The Prayer I Have Prayed Most

Audio Transcript

I suppose, in my little prayer nook in my study, where I have a little prayer bench that I built in 1975, as I’ve bent over that bench thousands of times, the most common prayer has been, “Lead me not into temptation. Deliver me from evil (see Matthew 6:13). Keep me. Keep me. I feel so utterly unable to do the next thing. My kids are at the breakfast table. I have nothing. I’m supposed to model joyful fatherhood, and I’m so depressed I can hardly remember their names. Help me.”

And you know what’s happening there? God is keeping me. It says, “Pray by the Holy Spirit” (Jude 20). Not by yourself, by your own energies. If you’re crying out, “Abba, help,” the Holy Spirit is witnessing with your spirit, you’re the child of God (Romans 8:16), and you’re being kept by God giving you the means of being kept.

“From him and through him and to him” — I am so thankful — “are all things” (Romans 11:36). The psalm that maybe I’ve prayed this with most often is, “Preserve me, O God, for in you I take refuge” (Psalm 16:1). Pray, believe. Pray, believe. Pray, believe. “Preserve me, O God, for in you I take refuge. I say to the Lord, ‘You are my Lord; I have no good apart from you.’ As for the saints in the land, they are the excellent ones, in whom is all my delight. The sorrows of those who run after another god shall multiply; their drink offerings [or libations] of blood I will not pour out or take their names on my lips. The Lord is my chosen portion and my cup” (Psalm 16:1–5), even if I can’t even move. I won’t let him go — “Oh, don’t let me go. Don’t let me let you go!” That’s the way it works.
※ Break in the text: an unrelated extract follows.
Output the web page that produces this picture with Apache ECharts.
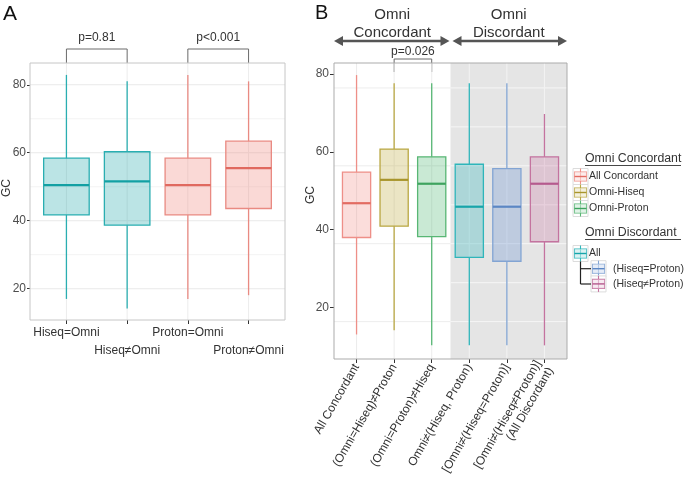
<!DOCTYPE html>
<html><head><meta charset="utf-8">
<script src="https://cdn.jsdelivr.net/npm/echarts@6/dist/echarts.min.js"></script>
<style>html,body{margin:0;padding:0;background:#fff}#c{width:685px;height:482px}</style>
</head><body><div id="c"></div>
<script>
// ---------- Panel A data ----------
const catsA = ['Hiseq=Omni', 'Hiseq≠Omni', 'Proton=Omni', 'Proton≠Omni'];
const lowA  = [17.0, 14.2, 17.0, 18.1];
const q1A   = [41.7, 38.7, 41.7, 43.6];
const medA  = [50.5, 51.6, 50.5, 55.5];
const q3A   = [58.4, 60.3, 58.4, 63.4];
const highA = [82.9, 81.0, 82.9, 81.0];
const ticksA = [20, 40, 60, 80];
const minorA = [30, 50, 70];
const bracketsA = [{from: 1, to: 2, label: 'p=0.81'}, {from: 3, to: 4, label: 'p<0.001'}];

// ---------- Panel B data ----------
const catsB = ['All Concordant', '(Omni=Hiseq)≠Proton', '(Omni=Proton)≠Hiseq',
  'Omni≠(Hiseq, Proton)', '[Omni≠(Hiseq=Proton)]', '[Omni≠(Hiseq≠Proton)]\n(All Discordant)'];
const lowB  = [13.1, 14.2, 10.3, 10.3, 10.3, 10.3];
const q1B   = [38.0, 40.9, 38.2, 32.9, 31.9, 36.9];
const medB  = [46.8, 52.8, 51.8, 45.9, 45.9, 51.8];
const q3B   = [54.8, 60.7, 58.7, 56.8, 55.7, 58.7];
const highB = [79.7, 77.6, 77.6, 77.6, 77.6, 69.7];
const ticksB = [20, 40, 60, 80];
const nConcordant = 3;
const gridWhiteB = [76.4, 56.4, 36.4, 16.4];
const gridGrayB = [76.4, 66.4, 56.4, 46.4, 36.4, 26.4, 16.4];
const bracketsB = [{from: 2, to: 3, label: 'p=0.026'}];
const legendConc = ['All Concordant', 'Omni-Hiseq', 'Omni-Proton'];
const legendDisc = ['All', '(Hiseq=Proton)', '(Hiseq≠Proton)'];

// ---------- styles ----------
const FONT = '"Liberation Sans", Arial, Helvetica, sans-serif';
const teal = {line: '#2aaeb1', fill: 'rgba(30,165,168,0.30)', med: '#12a0a3'};
const salmon = {line: '#e98a82', fill: 'rgba(238,130,120,0.30)', med: '#e0695f'};
const stylesA = [teal, teal, salmon, salmon];
const stylesB = [
  {line: '#ee8f88', fill: 'rgba(240,125,115,0.26)', med: '#e26c62'},
  {line: '#b9a742', fill: 'rgba(190,170,60,0.30)', med: '#a8952c'},
  {line: '#58b674', fill: 'rgba(60,175,100,0.28)', med: '#3fa35f'},
  {line: '#2fb5ba', fill: 'rgba(40,180,185,0.30)', med: '#17a5aa'},
  {line: '#82a4d3', fill: 'rgba(110,150,210,0.32)', med: '#5c87c4'},
  {line: '#c4739f', fill: 'rgba(200,110,160,0.26)', med: '#b55a8e'}
];

const xRangeA = [0.4, catsA.length + 0.6], yRangeA = [10.8, 86.4];
const xRangeB = [0.4, catsB.length + 0.6], yRangeB = [6.8, 82.8];

const boxData = (lo, q1, md, q3, hi) => lo.map((_, i) => [i + 1, lo[i], q1[i], md[i], q3[i], hi[i]]);

function boxRender(styles) {
  return function (params, api) {
    const x = api.value(0);
    const lo = api.coord([x, api.value(1)]);
    const q1 = api.coord([x, api.value(2)]);
    const md = api.coord([x, api.value(3)]);
    const q3 = api.coord([x, api.value(4)]);
    const hi = api.coord([x, api.value(5)]);
    const w = api.size([0.75, 0])[0];
    const s = styles[params.dataIndex];
    return {type: 'group', children: [
      {type: 'line', shape: {x1: lo[0], y1: q1[1], x2: lo[0], y2: lo[1]}, style: {stroke: s.line, lineWidth: 1.3}},
      {type: 'line', shape: {x1: hi[0], y1: q3[1], x2: hi[0], y2: hi[1]}, style: {stroke: s.line, lineWidth: 1.3}},
      {type: 'rect', shape: {x: q3[0] - w / 2, y: q3[1], width: w, height: q1[1] - q3[1]}, style: {fill: s.fill, stroke: s.line, lineWidth: 1.3}},
      {type: 'line', shape: {x1: md[0] - w / 2, y1: md[1], x2: md[0] + w / 2, y2: md[1]}, style: {stroke: s.med, lineWidth: 2.2}}
    ]};
  };
}
function hlineSeries(gi, data, color, z) {
  return {type: 'custom', xAxisIndex: gi, yAxisIndex: gi, silent: true, z: z, encode: {x: [0, 1], y: 2},
    data: data,
    renderItem: (p, api) => {
      const a = api.coord([api.value(0), api.value(2)]);
      const b = api.coord([api.value(1), api.value(2)]);
      return {type: 'line', shape: {x1: a[0], y1: a[1], x2: b[0], y2: b[1]}, style: {stroke: color, lineWidth: 1}};
    }};
}
function vlineSeries(gi, data, color, z) {
  return {type: 'custom', xAxisIndex: gi, yAxisIndex: gi, silent: true, z: z, encode: {x: 0, y: [1, 2]},
    data: data,
    renderItem: (p, api) => {
      const a = api.coord([api.value(0), api.value(1)]);
      const b = api.coord([api.value(0), api.value(2)]);
      return {type: 'line', shape: {x1: a[0], y1: a[1], x2: b[0], y2: b[1]}, style: {stroke: color, lineWidth: 1}};
    }};
}
function rectSeries(gi, data, style, z) {
  return {type: 'custom', xAxisIndex: gi, yAxisIndex: gi, silent: true, z: z, encode: {x: [0, 1], y: [2, 3]},
    data: data,
    renderItem: (p, api) => {
      const a = api.coord([api.value(0), api.value(3)]);
      const b = api.coord([api.value(1), api.value(2)]);
      return {type: 'rect', shape: {x: a[0], y: a[1], width: b[0] - a[0], height: b[1] - a[1]}, style: style};
    }};
}

const idxA = catsA.map((_, i) => i + 1);
const idxA1 = idxA.filter(i => i % 2 === 1);   // first label row
const idxA2 = idxA.filter(i => i % 2 === 0);   // second label row
const idxB = catsB.map((_, i) => i + 1);

const labelA = {margin: 7, fontSize: 12, color: '#333', fontFamily: FONT,
  showMinLabel: true, showMaxLabel: true, hideOverlap: false, formatter: v => catsA[Math.round(v) - 1]};

const option = {
  backgroundColor: '#ffffff',
  animation: false,
  grid: [
    {left: 30, top: 63, width: 255, height: 257, show: false},
    {left: 334, top: 63, width: 233, height: 296, show: false}
  ],
  xAxis: [
    {type: 'value', gridIndex: 0, min: xRangeA[0], max: xRangeA[1], position: 'bottom',
      axisLine: {show: false}, splitLine: {show: false},
      axisTick: {show: true, customValues: idxA, length: 4, lineStyle: {color: '#333'}},
      axisLabel: Object.assign({customValues: idxA1}, labelA)},
    {type: 'value', gridIndex: 1, min: xRangeB[0], max: xRangeB[1],
      axisLine: {show: false}, splitLine: {show: false},
      axisTick: {show: true, customValues: idxB, length: 4, lineStyle: {color: '#333'}},
      axisLabel: {customValues: idxB, margin: 6, rotate: 60, fontSize: 12, lineHeight: 14, color: '#333', fontFamily: FONT,
        showMinLabel: true, showMaxLabel: true, hideOverlap: false,
        formatter: v => catsB[Math.round(v) - 1]}},
    {type: 'value', gridIndex: 0, min: xRangeA[0], max: xRangeA[1], position: 'bottom', offset: 18,
      axisLine: {show: false}, splitLine: {show: false},
      axisTick: {show: false, customValues: idxA2},
      axisLabel: Object.assign({customValues: idxA2}, labelA)}
  ],
  yAxis: [
    {type: 'value', gridIndex: 0, min: yRangeA[0], max: yRangeA[1],
      axisLine: {show: false}, splitLine: {show: false},
      axisTick: {show: true, customValues: ticksA, length: 3, lineStyle: {color: '#333'}},
      axisLabel: {customValues: ticksA, margin: 4, fontSize: 12, color: '#4d4d4d', fontFamily: FONT,
        showMinLabel: true, showMaxLabel: true}},
    {type: 'value', gridIndex: 1, min: yRangeB[0], max: yRangeB[1],
      axisLine: {show: false}, splitLine: {show: false},
      axisTick: {show: true, customValues: ticksB, length: 4, lineStyle: {color: '#333'}},
      axisLabel: {customValues: ticksB, margin: 5, fontSize: 12, color: '#4d4d4d', fontFamily: FONT,
        showMinLabel: true, showMaxLabel: true}}
  ],
  series: [
    // panel A
    hlineSeries(0, minorA.map(v => [xRangeA[0], xRangeA[1], v]), '#f3f3f3', 1),
    hlineSeries(0, ticksA.map(v => [xRangeA[0], xRangeA[1], v]), '#e9e9e9', 1),
    vlineSeries(0, idxA.map(x => [x, yRangeA[0], yRangeA[1]]), '#ececec', 1),
    {type: 'custom', xAxisIndex: 0, yAxisIndex: 0, silent: true, z: 3, encode: {x: 0, y: [1, 2, 3, 4, 5]},
      data: boxData(lowA, q1A, medA, q3A, highA), renderItem: boxRender(stylesA)},
    rectSeries(0, [[xRangeA[0], xRangeA[1], yRangeA[0], yRangeA[1]]], {fill: 'none', stroke: '#c6c6c6', lineWidth: 1}, 4),
    // panel B
    rectSeries(1, [[nConcordant + 0.5, xRangeB[1], yRangeB[0], yRangeB[1]]], {fill: '#e5e5e5'}, 0),
    hlineSeries(1, gridWhiteB.map(v => [xRangeB[0], nConcordant + 0.5, v]), '#ededed', 1),
    hlineSeries(1, gridGrayB.map(v => [nConcordant + 0.5, xRangeB[1], v]), '#f6f6f6', 1),
    vlineSeries(1, idxB.filter(x => x <= nConcordant).map(x => [x, yRangeB[0], yRangeB[1]]), '#ececec', 1),
    vlineSeries(1, idxB.filter(x => x > nConcordant).map(x => [x, yRangeB[0], yRangeB[1]]), '#f3f3f3', 1),
    {type: 'custom', xAxisIndex: 1, yAxisIndex: 1, silent: true, z: 3, encode: {x: 0, y: [1, 2, 3, 4, 5]},
      data: boxData(lowB, q1B, medB, q3B, highB), renderItem: boxRender(stylesB)},
    rectSeries(1, [[xRangeB[0], xRangeB[1], yRangeB[0], yRangeB[1]]], {fill: 'none', stroke: '#ababab', lineWidth: 1}, 4)
  ]
};

const chart = echarts.init(document.getElementById('c'));
chart.setOption(option);

// ---------- annotations ----------
function T(x, y, text, o) {
  const st = Object.assign({text: text, fill: '#333', font: '12px ' + FONT,
    align: 'center', verticalAlign: 'middle', textAlign: 'center', textVerticalAlign: 'middle'}, o || {});
  return {type: 'text', x: x, y: y, silent: true, style: st};
}
function L(x1, y1, x2, y2, color, w) {
  return {type: 'line', silent: true, shape: {x1: x1, y1: y1, x2: x2, y2: y2}, style: {stroke: color, lineWidth: w}};
}
const P = (gi, x, y) => chart.convertToPixel({xAxisIndex: gi, yAxisIndex: gi}, [x, y]);
const g = [];

// panel letters
g.push(T(3, 14, 'A', {font: '21px ' + FONT, fill: '#111', align: 'left', textAlign: 'left'}));
g.push(T(315, 13, 'B', {font: '20px ' + FONT, fill: '#111', align: 'left', textAlign: 'left'}));
// y names
g.push(Object.assign(T(7, 188, 'GC', {fill: '#333'}), {rotation: Math.PI / 2}));
g.push(Object.assign(T(311, 195, 'GC', {fill: '#333'}), {rotation: Math.PI / 2}));

// brackets
function bracket(gi, b, top, legBottom, labelY) {
  const a = P(gi, b.from, 0)[0], c = P(gi, b.to, 0)[0];
  g.push({type: 'polyline', silent: true, shape: {points: [[a, legBottom], [a, top], [c, top], [c, legBottom]]},
    style: {stroke: '#6a6a6a', lineWidth: 1, fill: 'none'}});
  g.push(T((a + c) / 2, labelY, b.label, {fill: '#333'}));
}
const topA = P(0, 1, yRangeA[1])[1];
bracketsA.forEach(b => bracket(0, b, topA - 14, topA, topA - 25));
const topB = P(1, 1, yRangeB[1])[1];
bracketsB.forEach(b => bracket(1, b, topB - 4, topB + 9, topB - 11));

// group arrows & headers
const xL = P(1, xRangeB[0], 0)[0], xM = P(1, nConcordant + 0.5, 0)[0], xR = P(1, xRangeB[1], 0)[0];
const ay = 41, ac = '#555';
function arrow(x1, x2) {
  g.push(L(x1 + 6, ay, x2 - 6, ay, ac, 2.6));
  g.push({type: 'polygon', silent: true, shape: {points: [[x1, ay], [x1 + 9, ay - 5], [x1 + 9, ay + 5]]}, style: {fill: ac}});
  g.push({type: 'polygon', silent: true, shape: {points: [[x2, ay], [x2 - 9, ay - 5], [x2 - 9, ay + 5]]}, style: {fill: ac}});
}
arrow(xL, xM - 1);
arrow(xM + 2, xR);
g.push(T((xL + xM) / 2, 24, 'Omni\nConcordant', {font: '15px ' + FONT, lineHeight: 18, fill: '#333'}));
g.push(T((xM + xR) / 2, 24, 'Omni\nDiscordant', {font: '15px ' + FONT, lineHeight: 18, fill: '#333'}));

// legend
function key(x, y, s) {
  g.push({type: 'rect', silent: true, shape: {x: x - 1, y: y - 8, width: 15, height: 16}, style: {fill: '#fff', stroke: '#dcdcdc', lineWidth: 1}});
  g.push(L(x + 6.5, y - 8, x + 6.5, y + 8, s.line, 1.1));
  g.push({type: 'rect', silent: true, shape: {x: x + 0.5, y: y - 4.5, width: 12, height: 9}, style: {fill: s.fill, stroke: s.line, lineWidth: 1.1}});
  g.push({type: 'rect', silent: true, shape: {x: x + 0.5, y: y - 4.5, width: 12, height: 9}, style: {fill: 'rgba(255,255,255,0.45)'}});
  g.push(L(x + 0.5, y, x + 12.5, y, s.med, 1.4));
}
function title(x, y, text) {
  g.push(T(x, y, text, {font: '12.3px ' + FONT, align: 'left', textAlign: 'left', fill: '#333'}));
  g.push(L(x, y + 6.5, x + 96, y + 6.5, '#333', 0.9));
}
const lf = '10.5px ' + FONT;
title(585, 159, 'Omni Concordant');
legendConc.forEach((t, i) => {
  const y = 176.5 + i * 16;
  key(574, y, stylesB[i]);
  g.push(T(589, y, t, {font: lf, align: 'left', textAlign: 'left', fill: '#333'}));
});
title(585, 233, 'Omni Discordant');
legendDisc.forEach((t, i) => {
  const y = 253.5 + i * 15.2;
  const x = i === 0 ? 574 : 592;
  key(x, y, stylesB[nConcordant + i]);
  g.push(T(i === 0 ? 589 : 613, y, t, {font: lf, align: 'left', textAlign: 'left', fill: '#333'}));
});
g.push(L(580.5, 261.5, 580.5, 284, '#222', 1.2));
g.push(L(580.5, 268.7, 591, 268.7, '#222', 1.2));
g.push(L(580.5, 284, 591, 284, '#222', 1.2));

chart.setOption({graphic: {elements: g}});
</script>
</body></html>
Here I am, amazed. Amazed. I mean, how many days in this weird emotional cauldron called Me there have been when it felt, “I cannot do it. I can’t go on. I can’t go to the meeting, I can’t preach the sermon, I can’t meet my family. I have no idea when the preparation’s going to happen. I don’t know how it’s going to do.” And here I am. I mean, I look back and say, “How did that happen? How did that happen?” God. Kneeling to him. And my praying and trusting doesn’t rob him of any of his glory and majesty and power and authority, which are decisively effective in my keeping, because it says, “Pray by the Spirit.”
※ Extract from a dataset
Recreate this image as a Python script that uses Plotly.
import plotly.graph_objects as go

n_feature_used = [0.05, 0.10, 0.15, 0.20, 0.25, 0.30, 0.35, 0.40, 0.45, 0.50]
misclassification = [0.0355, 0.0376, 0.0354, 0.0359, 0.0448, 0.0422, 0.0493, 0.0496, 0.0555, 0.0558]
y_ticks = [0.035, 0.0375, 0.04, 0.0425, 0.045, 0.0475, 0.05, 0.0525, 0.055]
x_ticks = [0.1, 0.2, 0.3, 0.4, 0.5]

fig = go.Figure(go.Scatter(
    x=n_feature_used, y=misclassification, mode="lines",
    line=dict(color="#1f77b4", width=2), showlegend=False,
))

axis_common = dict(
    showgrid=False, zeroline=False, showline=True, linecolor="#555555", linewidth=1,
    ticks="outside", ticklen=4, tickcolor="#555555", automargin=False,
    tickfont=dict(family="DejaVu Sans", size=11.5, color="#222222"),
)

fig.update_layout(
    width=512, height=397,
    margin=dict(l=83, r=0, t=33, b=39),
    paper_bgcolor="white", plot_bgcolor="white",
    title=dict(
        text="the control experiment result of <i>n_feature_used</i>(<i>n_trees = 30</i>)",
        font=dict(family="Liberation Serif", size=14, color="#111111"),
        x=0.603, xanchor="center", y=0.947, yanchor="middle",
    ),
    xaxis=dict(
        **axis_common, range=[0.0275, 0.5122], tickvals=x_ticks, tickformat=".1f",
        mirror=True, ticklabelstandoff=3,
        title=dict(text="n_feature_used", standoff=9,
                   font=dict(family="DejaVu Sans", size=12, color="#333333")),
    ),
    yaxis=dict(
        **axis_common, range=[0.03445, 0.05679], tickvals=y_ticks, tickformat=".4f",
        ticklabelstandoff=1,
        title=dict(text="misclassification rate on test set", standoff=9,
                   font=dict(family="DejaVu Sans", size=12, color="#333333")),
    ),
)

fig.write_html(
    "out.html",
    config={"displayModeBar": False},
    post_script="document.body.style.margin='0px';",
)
If we asked him, I’m sure he would agree with Paul. How about faith? Is that also by the Spirit? Jude would say with Paul, “Your faith is a gift, not your own doing. Not by works lest anyone should boast.”
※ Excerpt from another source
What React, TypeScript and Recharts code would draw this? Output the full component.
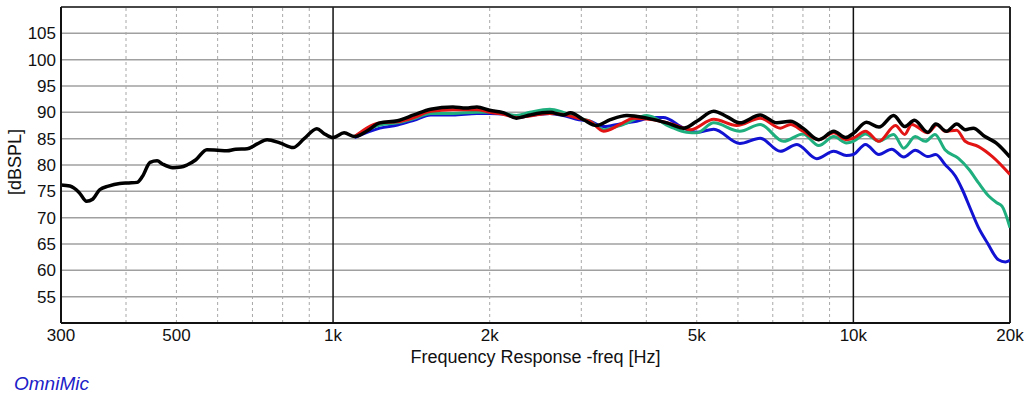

My praying is a gift (Jude 20), my faith is a gift (Ephesians 2:8), which means that these two things (along with waiting) that I do to keep myself in the love of God are because God is keeping me. I keep myself by being kept. God keeps me by enabling me to do self-keeping things, and I must do them. I must do these things.

And sometimes they take effort, but you say in that effort, “It’s of you. I couldn’t even be here, bent over in prayer, if it weren’t for you. I would have zero interest in crying out, ‘Preserve me, O God,’ if you weren’t alive in me.” There’s a way to do effort by faith.